SUPPLIED DATA
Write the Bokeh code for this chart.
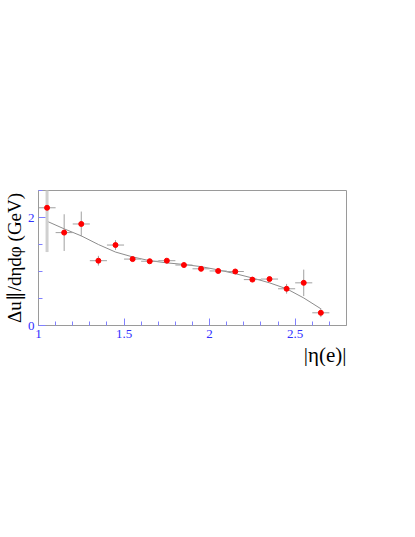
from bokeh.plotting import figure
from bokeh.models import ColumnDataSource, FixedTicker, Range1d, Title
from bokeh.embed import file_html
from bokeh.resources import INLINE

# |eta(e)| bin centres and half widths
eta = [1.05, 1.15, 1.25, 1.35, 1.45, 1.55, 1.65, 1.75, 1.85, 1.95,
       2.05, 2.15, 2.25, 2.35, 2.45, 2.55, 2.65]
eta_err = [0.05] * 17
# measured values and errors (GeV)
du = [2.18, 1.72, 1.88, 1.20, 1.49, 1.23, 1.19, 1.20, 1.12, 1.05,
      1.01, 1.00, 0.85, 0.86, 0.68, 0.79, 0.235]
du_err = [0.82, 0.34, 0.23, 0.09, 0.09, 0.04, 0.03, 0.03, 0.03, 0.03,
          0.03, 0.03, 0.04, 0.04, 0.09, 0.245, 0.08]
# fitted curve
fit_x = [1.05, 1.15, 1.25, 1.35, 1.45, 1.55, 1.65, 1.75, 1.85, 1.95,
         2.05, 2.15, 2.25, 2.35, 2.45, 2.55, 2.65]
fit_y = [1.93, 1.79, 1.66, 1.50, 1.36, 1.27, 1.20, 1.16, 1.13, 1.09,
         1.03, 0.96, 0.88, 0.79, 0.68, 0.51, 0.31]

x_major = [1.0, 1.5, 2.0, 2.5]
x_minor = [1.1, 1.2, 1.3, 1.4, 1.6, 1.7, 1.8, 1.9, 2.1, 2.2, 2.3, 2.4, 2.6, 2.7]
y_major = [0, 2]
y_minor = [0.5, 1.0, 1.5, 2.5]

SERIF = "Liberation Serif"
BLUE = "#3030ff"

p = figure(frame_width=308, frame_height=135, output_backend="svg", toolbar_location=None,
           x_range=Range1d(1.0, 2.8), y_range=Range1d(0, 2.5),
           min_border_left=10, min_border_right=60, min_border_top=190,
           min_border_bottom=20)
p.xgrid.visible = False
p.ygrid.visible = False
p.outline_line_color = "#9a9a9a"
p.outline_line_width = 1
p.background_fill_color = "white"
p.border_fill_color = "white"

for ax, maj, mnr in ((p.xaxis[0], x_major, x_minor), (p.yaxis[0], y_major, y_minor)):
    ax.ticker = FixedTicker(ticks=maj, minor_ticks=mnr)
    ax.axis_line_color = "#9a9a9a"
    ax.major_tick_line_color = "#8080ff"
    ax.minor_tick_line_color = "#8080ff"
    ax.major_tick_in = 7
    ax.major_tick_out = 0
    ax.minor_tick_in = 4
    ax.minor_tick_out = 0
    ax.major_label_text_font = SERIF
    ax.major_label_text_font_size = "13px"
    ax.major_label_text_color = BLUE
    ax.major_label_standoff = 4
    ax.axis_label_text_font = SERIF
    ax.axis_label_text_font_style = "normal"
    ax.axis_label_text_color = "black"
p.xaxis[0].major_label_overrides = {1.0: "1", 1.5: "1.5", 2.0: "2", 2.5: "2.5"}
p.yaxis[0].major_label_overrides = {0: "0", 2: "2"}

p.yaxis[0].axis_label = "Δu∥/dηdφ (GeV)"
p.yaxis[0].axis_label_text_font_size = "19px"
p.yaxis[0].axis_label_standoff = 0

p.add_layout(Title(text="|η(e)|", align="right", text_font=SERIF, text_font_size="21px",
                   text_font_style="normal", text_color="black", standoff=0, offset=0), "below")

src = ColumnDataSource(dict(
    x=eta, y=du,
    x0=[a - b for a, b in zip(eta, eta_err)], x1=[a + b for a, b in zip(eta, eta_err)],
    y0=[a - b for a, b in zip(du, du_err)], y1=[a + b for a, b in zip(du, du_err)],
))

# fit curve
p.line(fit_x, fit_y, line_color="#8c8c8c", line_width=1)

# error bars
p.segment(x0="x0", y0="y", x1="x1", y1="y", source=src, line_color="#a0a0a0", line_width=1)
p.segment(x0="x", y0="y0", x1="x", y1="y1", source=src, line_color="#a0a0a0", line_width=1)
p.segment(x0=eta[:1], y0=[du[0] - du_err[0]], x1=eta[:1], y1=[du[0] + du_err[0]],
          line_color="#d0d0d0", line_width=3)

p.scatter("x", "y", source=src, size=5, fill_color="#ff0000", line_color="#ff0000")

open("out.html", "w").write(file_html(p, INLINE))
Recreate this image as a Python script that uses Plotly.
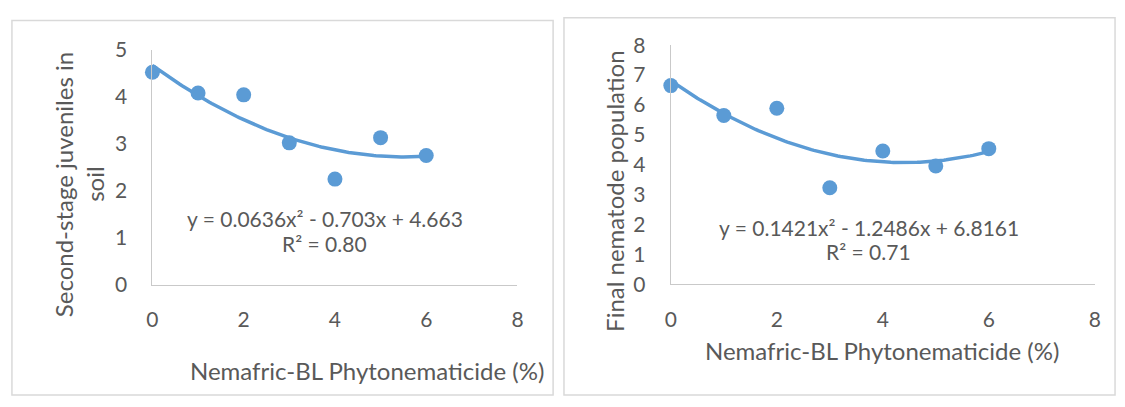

WORK INSTRUCTIONS
Reproduce each entry precisely. Leave the pictures out.

WORKED ANSWER
Write the Bokeh code for this chart.
from bokeh.plotting import figure
from bokeh.models import ColumnDataSource, FixedTicker, Range1d, Title
from bokeh.embed import file_html
from bokeh.resources import INLINE

# |eta(e)| bin centres and half widths
eta = [1.05, 1.15, 1.25, 1.35, 1.45, 1.55, 1.65, 1.75, 1.85, 1.95,
       2.05, 2.15, 2.25, 2.35, 2.45, 2.55, 2.65]
eta_err = [0.05] * 17
# measured values and errors (GeV)
du = [2.18, 1.72, 1.88, 1.20, 1.49, 1.23, 1.19, 1.20, 1.12, 1.05,
      1.01, 1.00, 0.85, 0.86, 0.68, 0.79, 0.235]
du_err = [0.82, 0.34, 0.23, 0.09, 0.09, 0.04, 0.03, 0.03, 0.03, 0.03,
          0.03, 0.03, 0.04, 0.04, 0.09, 0.245, 0.08]
# fitted curve
fit_x = [1.05, 1.15, 1.25, 1.35, 1.45, 1.55, 1.65, 1.75, 1.85, 1.95,
         2.05, 2.15, 2.25, 2.35, 2.45, 2.55, 2.65]
fit_y = [1.93, 1.79, 1.66, 1.50, 1.36, 1.27, 1.20, 1.16, 1.13, 1.09,
         1.03, 0.96, 0.88, 0.79, 0.68, 0.51, 0.31]

x_major = [1.0, 1.5, 2.0, 2.5]
x_minor = [1.1, 1.2, 1.3, 1.4, 1.6, 1.7, 1.8, 1.9, 2.1, 2.2, 2.3, 2.4, 2.6, 2.7]
y_major = [0, 2]
y_minor = [0.5, 1.0, 1.5, 2.5]

SERIF = "Liberation Serif"
BLUE = "#3030ff"

p = figure(frame_width=308, frame_height=135, output_backend="svg", toolbar_location=None,
           x_range=Range1d(1.0, 2.8), y_range=Range1d(0, 2.5),
           min_border_left=10, min_border_right=60, min_border_top=190,
           min_border_bottom=20)
p.xgrid.visible = False
p.ygrid.visible = False
p.outline_line_color = "#9a9a9a"
p.outline_line_width = 1
p.background_fill_color = "white"
p.border_fill_color = "white"

for ax, maj, mnr in ((p.xaxis[0], x_major, x_minor), (p.yaxis[0], y_major, y_minor)):
    ax.ticker = FixedTicker(ticks=maj, minor_ticks=mnr)
    ax.axis_line_color = "#9a9a9a"
    ax.major_tick_line_color = "#8080ff"
    ax.minor_tick_line_color = "#8080ff"
    ax.major_tick_in = 7
    ax.major_tick_out = 0
    ax.minor_tick_in = 4
    ax.minor_tick_out = 0
    ax.major_label_text_font = SERIF
    ax.major_label_text_font_size = "13px"
    ax.major_label_text_color = BLUE
    ax.major_label_standoff = 4
    ax.axis_label_text_font = SERIF
    ax.axis_label_text_font_style = "normal"
    ax.axis_label_text_color = "black"
p.xaxis[0].major_label_overrides = {1.0: "1", 1.5: "1.5", 2.0: "2", 2.5: "2.5"}
p.yaxis[0].major_label_overrides = {0: "0", 2: "2"}

p.yaxis[0].axis_label = "Δu∥/dηdφ (GeV)"
p.yaxis[0].axis_label_text_font_size = "19px"
p.yaxis[0].axis_label_standoff = 0

p.add_layout(Title(text="|η(e)|", align="right", text_font=SERIF, text_font_size="21px",
                   text_font_style="normal", text_color="black", standoff=0, offset=0), "below")

src = ColumnDataSource(dict(
    x=eta, y=du,
    x0=[a - b for a, b in zip(eta, eta_err)], x1=[a + b for a, b in zip(eta, eta_err)],
    y0=[a - b for a, b in zip(du, du_err)], y1=[a + b for a, b in zip(du, du_err)],
))

# fit curve
p.line(fit_x, fit_y, line_color="#8c8c8c", line_width=1)

# error bars
p.segment(x0="x0", y0="y", x1="x1", y1="y", source=src, line_color="#a0a0a0", line_width=1)
p.segment(x0="x", y0="y0", x1="x", y1="y1", source=src, line_color="#a0a0a0", line_width=1)
p.segment(x0=eta[:1], y0=[du[0] - du_err[0]], x1=eta[:1], y1=[du[0] + du_err[0]],
          line_color="#d0d0d0", line_width=3)

p.scatter("x", "y", source=src, size=5, fill_color="#ff0000", line_color="#ff0000")

open("out.html", "w").write(file_html(p, INLINE))
Recreate this image as a Python script that uses Plotly.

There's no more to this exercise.